C’est donc en fait une guerre secrète que William Marx nous raconte, avec un humour et une érudition digne d’un Umberto Eco, en exhumant des figures aussi attachantes qu’oubliées (le prude Tanneguy Le Fèvre ou le féroce Sir Charles Percy Snow), et autant des discours surannés (D’Alembert demandant aux bons poète de « faire des tragédies en prose, et des vers sans rimes ») que des questions éminemment actuelles. Lorsque Isidore de Séville s’en prend aux « livres des païens », condamnant ceux qui « trouvent plus de plaisir à méditer les propos des païens, en raison des boursouflures et des ornements de leur discours » comment ne pas penser aux résurgences contemporaines de l’obscurantisme religieux ? Quand le philosophe Gregory Currie mène bataille contre l’utilité psychologique de la littérature, comment ne pas penser à la transformation progressive d’une partie non négligeable du roman contemporain en méthodes de développement personnel ? Lorsque Nicolas Sarkozy s’en prend en 2006 à la présence de La Princesse de Clèves dans les concours d’accès à la fonction publique, comment ne pas confronter cette sortie aux interrogations suscitées par la marginalisation des études classiques dans la toute récente réforme du collège ?

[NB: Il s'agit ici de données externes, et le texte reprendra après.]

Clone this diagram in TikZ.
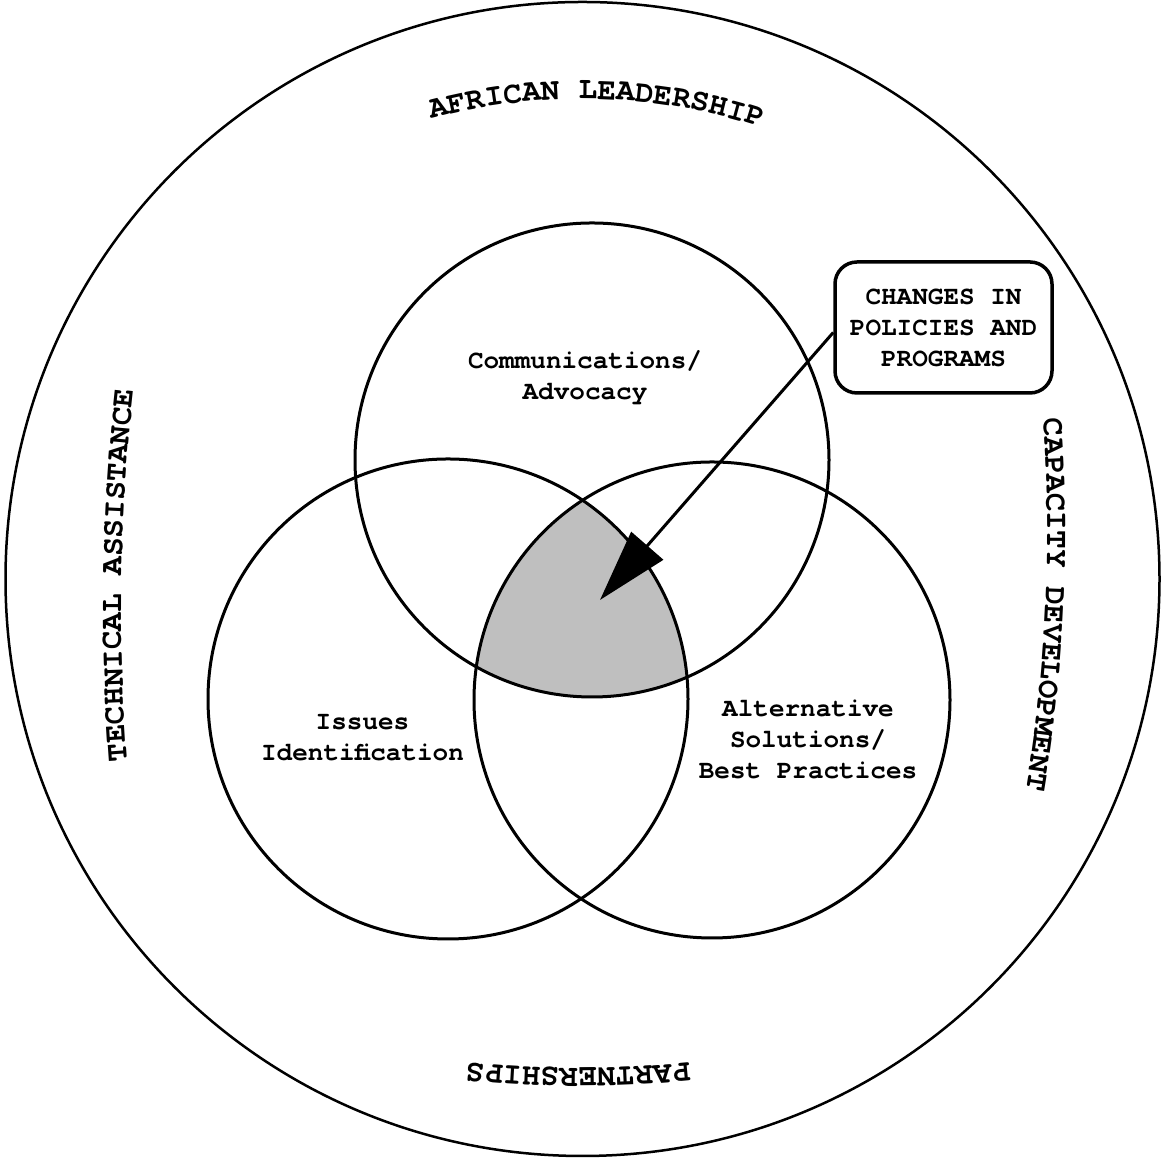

Publiée dans la même collection « Paradoxe » que les essais astucieux de Pierre Bayard, La Haine de la littérature ne redoute ni de tenter des rapprochements rapides ni de proposer des perspectives cavalières. Car l’essai ne se contente pas de d’entreprendre une archéologie amusante, un bêtisier des discours absurdes contre les écrivains, mais en tire un bilan pessimiste, mêlant à l’insécurité d’un relativisme de gauche, le sentiment, lui clairement conservateur, d’une mort possible de la littérature française, dans une optique que ne renieraient pas ceux qui, de tous bords, et notamment dans ces clubs littéraires chics que sont l’Académie française ou le Collège de France, dénoncent le déclin contemporain de la culture et de ses valeurs - il serait sans doute vain de leur rappeler la « littérature » c’est plus de cent dix millions de livres vendus annuellement en France, plus de 2000 prix littéraires, des centaines de festivals et 393 nouveaux romans ce mois-ci… Certes « l’anti-littérature affirme l’existence de ce à quoi elle s’oppose », mais reste à savoir pourquoi, là où Deidre Shauna Lynch, professeure à Harvard et auteure, il y a quelques mois d’un essai, encore hélas inédit en français, intitulé Loving Literature: A Cultural History. [L’amour de la littérature: une histoire culturelle] ne voyait que de l’amour, William Marx, professeur de littérature comparée à Paris X, ne voit que de la haine. Haine de la littérature ou haine de soi ? Selon le grand philologue allemand Curtius « la littérature joue un rôle capital dans la conscience que la France prend d’elle-même et de sa civilisation » nous rappelle William Marx, mais pour déplorer, que soixante-dix ans après ce constat, soit devenu obsolète. Mais est-ce vraiment le cas ? Si l’on refuse de céder au syndrome de la citadelle assiégée et de la décadence culturelle, le débat reste ouvert.